| WORK TO COMPLETE |
Transcribe the material in full. Nothing should differ except that the pictures are left out.

| DATA RECORDS |

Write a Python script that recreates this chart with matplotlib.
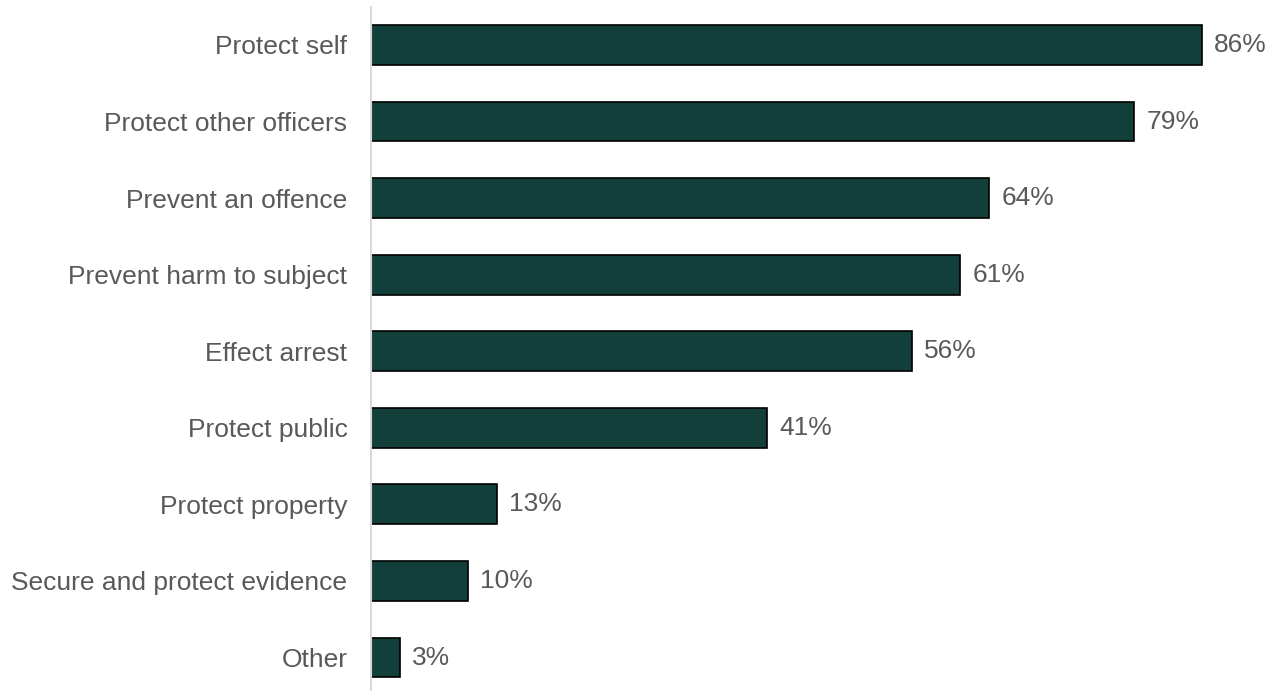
import matplotlib
matplotlib.use("Agg")
import matplotlib.pyplot as plt
import numpy as np

plt.rcParams['font.family'] = ['Liberation Sans', 'DejaVu Sans']

reasons = ["Protect self", "Protect other officers", "Prevent an offence",
           "Prevent harm to subject", "Effect arrest", "Protect public",
           "Protect property", "Secure and protect evidence", "Other"]
shares = [86, 79, 64, 61, 56, 41, 13, 10, 3]

bar_color = "#123f3a"
text_color = "#595959"

fig = plt.figure(figsize=(12.78, 6.91), dpi=100)
ax = fig.add_axes([371 / 1278, 0.0, 907 / 1278, 1 - 7 / 691])

y = np.arange(len(reasons))
ax.barh(y, shares, height=0.52, color=bar_color, edgecolor="black", linewidth=1.2)

for yi, v in zip(y, shares):
    ax.text(v + 1.25, yi, f"{v}%", va="center", ha="left",
            fontsize=19, color=text_color)

ax.set_yticks(y)
ax.set_yticklabels(reasons, fontsize=19, color=text_color)
ax.tick_params(axis="y", length=0, pad=17)
ax.set_xticks([])
ax.set_xlim(0, 86 * 907 / 831)
ax.set_ylim(len(reasons) - 1 + 0.437, -0.496)

for side in ["top", "right", "bottom"]:
    ax.spines[side].set_visible(False)
ax.spines["left"].set_color("#d9d9d9")
ax.spines["left"].set_linewidth(1.5)

fig.savefig("out.png", dpi=100)
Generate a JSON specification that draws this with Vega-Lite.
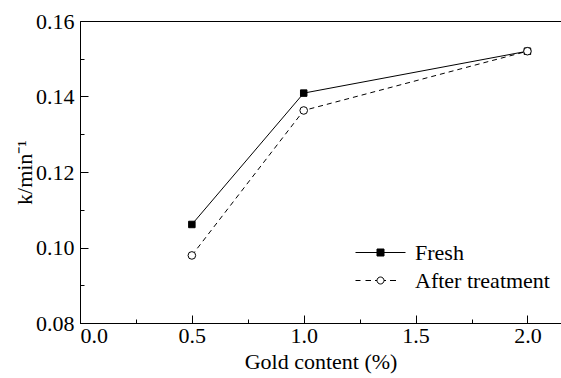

| RESPONSE FOR THIS EXERCISE |
Write a Python script that recreates this chart with matplotlib.
import matplotlib
matplotlib.use("Agg")
import matplotlib.pyplot as plt
import numpy as np

plt.rcParams['font.family'] = ['Liberation Sans', 'DejaVu Sans']

reasons = ["Protect self", "Protect other officers", "Prevent an offence",
           "Prevent harm to subject", "Effect arrest", "Protect public",
           "Protect property", "Secure and protect evidence", "Other"]
shares = [86, 79, 64, 61, 56, 41, 13, 10, 3]

bar_color = "#123f3a"
text_color = "#595959"

fig = plt.figure(figsize=(12.78, 6.91), dpi=100)
ax = fig.add_axes([371 / 1278, 0.0, 907 / 1278, 1 - 7 / 691])

y = np.arange(len(reasons))
ax.barh(y, shares, height=0.52, color=bar_color, edgecolor="black", linewidth=1.2)

for yi, v in zip(y, shares):
    ax.text(v + 1.25, yi, f"{v}%", va="center", ha="left",
            fontsize=19, color=text_color)

ax.set_yticks(y)
ax.set_yticklabels(reasons, fontsize=19, color=text_color)
ax.tick_params(axis="y", length=0, pad=17)
ax.set_xticks([])
ax.set_xlim(0, 86 * 907 / 831)
ax.set_ylim(len(reasons) - 1 + 0.437, -0.496)

for side in ["top", "right", "bottom"]:
    ax.spines[side].set_visible(False)
ax.spines["left"].set_color("#d9d9d9")
ax.spines["left"].set_linewidth(1.5)

fig.savefig("out.png", dpi=100)
Generate a JSON specification that draws this with Vega-Lite.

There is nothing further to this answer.